Despite all the maudlin strings and atmospheric guitars, that first epic medley is nowhere near as gloomy as its apocalyptic monologue would suggest. In fact after the rumbling freight train sound effect it turns almost jaunty, in a turn-of-the-last century sort of way. But what was it that Freud said about trains and death? The symbolism should be obvious, even to listeners who don't remember the similar metaphor used by VAN DER GRAAF GENERATOR in "A Plague of Lighthouse Keepers", almost three decades earlier.

The eighteen-minute instrumental tension and release of "East Hastings" could have been designed as a blueprint for Post Rock structural dynamics. And when the nearly half-hour long "Providence" rolls slowly over the horizon (beginning with more rumors of Armageddon) the harder rock elements are finally pushed to center stage, in a tense, escalating jam that almost singlehandedly justifies the band's place on a web site devoted to Progressive Rock.

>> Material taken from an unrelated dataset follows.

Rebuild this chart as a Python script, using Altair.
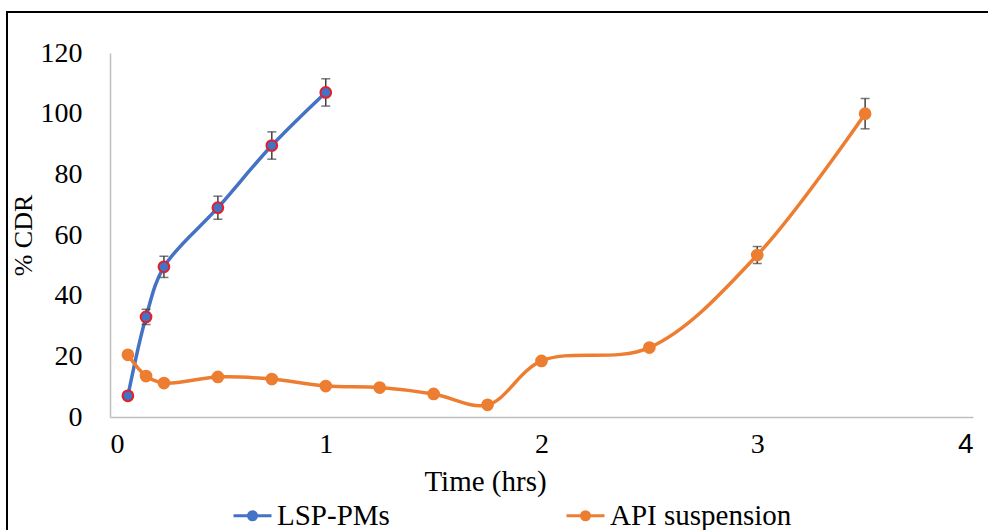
import altair as alt
import pandas as pd

# ---- data ----
series_names = ["LSP-PMs", "API suspension"]
series_colors = ["#4472C4", "#ED7D31"]

lsp_time = [0.083, 0.167, 0.25, 0.5, 0.75, 1.0]
lsp_cdr = [7.0, 33.0, 49.5, 69.0, 89.5, 107.0]
lsp_sd = [1.2, 2.5, 3.5, 3.8, 4.5, 4.5]

api_time = [0.083, 0.167, 0.25, 0.5, 0.75, 1.0, 1.25, 1.5, 1.75, 2.0, 2.5, 3.0, 3.5]
api_cdr = [20.5, 13.5, 11.2, 13.2, 12.5, 10.2, 9.7, 7.6, 4.0, 18.5, 22.9, 53.4, 100.0]
api_sd = [0, 0, 0, 0, 0, 0, 0, 0, 0, 0, 1.0, 2.8, 5.0]

x_ticks = [0, 1, 2, 3, 4]
y_ticks = [0, 20, 40, 60, 80, 100, 120]

lsp = pd.DataFrame({"time": lsp_time, "cdr": lsp_cdr, "sd": lsp_sd, "series": series_names[0]})
api = pd.DataFrame({"time": api_time, "cdr": api_cdr, "sd": api_sd, "series": series_names[1]})
df = pd.concat([lsp, api], ignore_index=True)
df["lo"] = df["cdr"] - df["sd"]
df["hi"] = df["cdr"] + df["sd"]
err = df[df["sd"] > 0]

FONT = "Liberation Serif"

x_axis = alt.Axis(
    values=x_ticks, title="Time (hrs)", format="d",
    labelFontSize=28, titleFontSize=29, labelPadding=13, titlePadding=9,
    titleX=375,
    labelFont={"condition": {"test": "datum.value == 4", "value": "Liberation Sans"}, "value": FONT},
)
y_axis = alt.Axis(
    values=y_ticks, title="% CDR", format="d",
    labelFontSize=28, titleFontSize=26, labelPadding=28, titlePadding=4,
)
x_scale = alt.Scale(domain=[0, 4], nice=False)
y_scale = alt.Scale(domain=[0, 120], nice=False)


def X(field):
    return alt.X(field, scale=x_scale, axis=x_axis, title="Time (hrs)")


def Y(field):
    return alt.Y(field, scale=y_scale, axis=y_axis, title="% CDR")


sym_path = ("M-1,0L1,0M-0.21,0A0.21,0.21,0,1,1,0.21,0"
            "A0.21,0.21,0,1,1,-0.21,0Z")

legend = alt.Legend(
    title=None, orient="none", legendX=122, legendY=442, direction="horizontal",
    symbolType=sym_path, symbolSize=1444, symbolStrokeWidth=3, symbolOpacity=1,
    labelFont=FONT, labelFontSize=29, labelColor="black", labelOffset=4,
    columnPadding=170, labelLimit=400,
)
color = alt.Color("series:N", scale=alt.Scale(domain=series_names, range=series_colors), legend=legend)

frame = alt.Chart(alt.Data(values=[{"a": 1}])).mark_rect(
    fill="transparent", stroke="black", strokeWidth=2
).encode(x=alt.value(-103), x2=alt.value(900), y=alt.value(-41), y2=alt.value(500))

lines = alt.Chart(df).mark_line(interpolate="catmull-rom", strokeWidth=3.5).encode(
    x=X("time:Q"), y=Y("cdr:Q"), color=color
)

rules = alt.Chart(err).mark_rule(color="#404040", strokeWidth=1.5).encode(
    x=X("time:Q"), y=Y("lo:Q"), y2="hi:Q"
)
caps_lo = alt.Chart(err).mark_tick(color="#404040", thickness=1.5, size=9, orient="horizontal").encode(
    x=X("time:Q"), y=Y("lo:Q")
)
caps_hi = alt.Chart(err).mark_tick(color="#404040", thickness=1.5, size=9, orient="horizontal").encode(
    x=X("time:Q"), y=Y("hi:Q")
)

points = alt.Chart(df).mark_point(filled=True, size=115, strokeWidth=2, opacity=1).encode(
    x=X("time:Q"), y=Y("cdr:Q"), color=color,
    stroke=alt.condition(alt.datum.series == series_names[0], alt.value("#E0202A"), alt.value("#ED7D31")),
)

chart = alt.layer(frame, lines, rules, caps_lo, caps_hi, points).properties(
    width=863, height=364,
    autosize=alt.AutoSizeParams(type="none"),
    padding={"left": 110, "top": 53, "right": 15, "bottom": 113},
).configure(font=FONT).configure_axis(
    labelFont=FONT, titleFont=FONT, labelColor="black", titleColor="black",
    titleFontWeight="normal", domainColor="#BFBFBF", domainWidth=1.5,
    grid=False, ticks=False, tickSize=0,
).configure_view(stroke=None).configure_legend(labelFont=FONT)

chart.save("out.html", embed_options={"renderer": "svg", "actions": False})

Of course even then GY!BE was more of an open-door orchestral collective than a legitimate rock group, and their first album needs to be absorbed by some form of sonic osmosis rather than listened to in a traditional manner. The music is often too loud for ambient navel-gazing, too slow for short attention spans, and arranged in piecemeal fragments, not always integrated successfully but helping the album achieve its uneasy, fractured power. Even the mini-masterpiece of "Providence" doesn't quite reach the dramatic resolution it promises, breaking into a sort of Post Rock bolero instead.

Maybe the young ensemble didn't believe there would ever be a second album, so they forced all their scattershot ideas onto a single disc. But the breadth of music is never less than impressive, and the impact of this freshman effort is undeniable. What it ultimately foretold was not the end of the world, but the start of an enigmatic, influential career.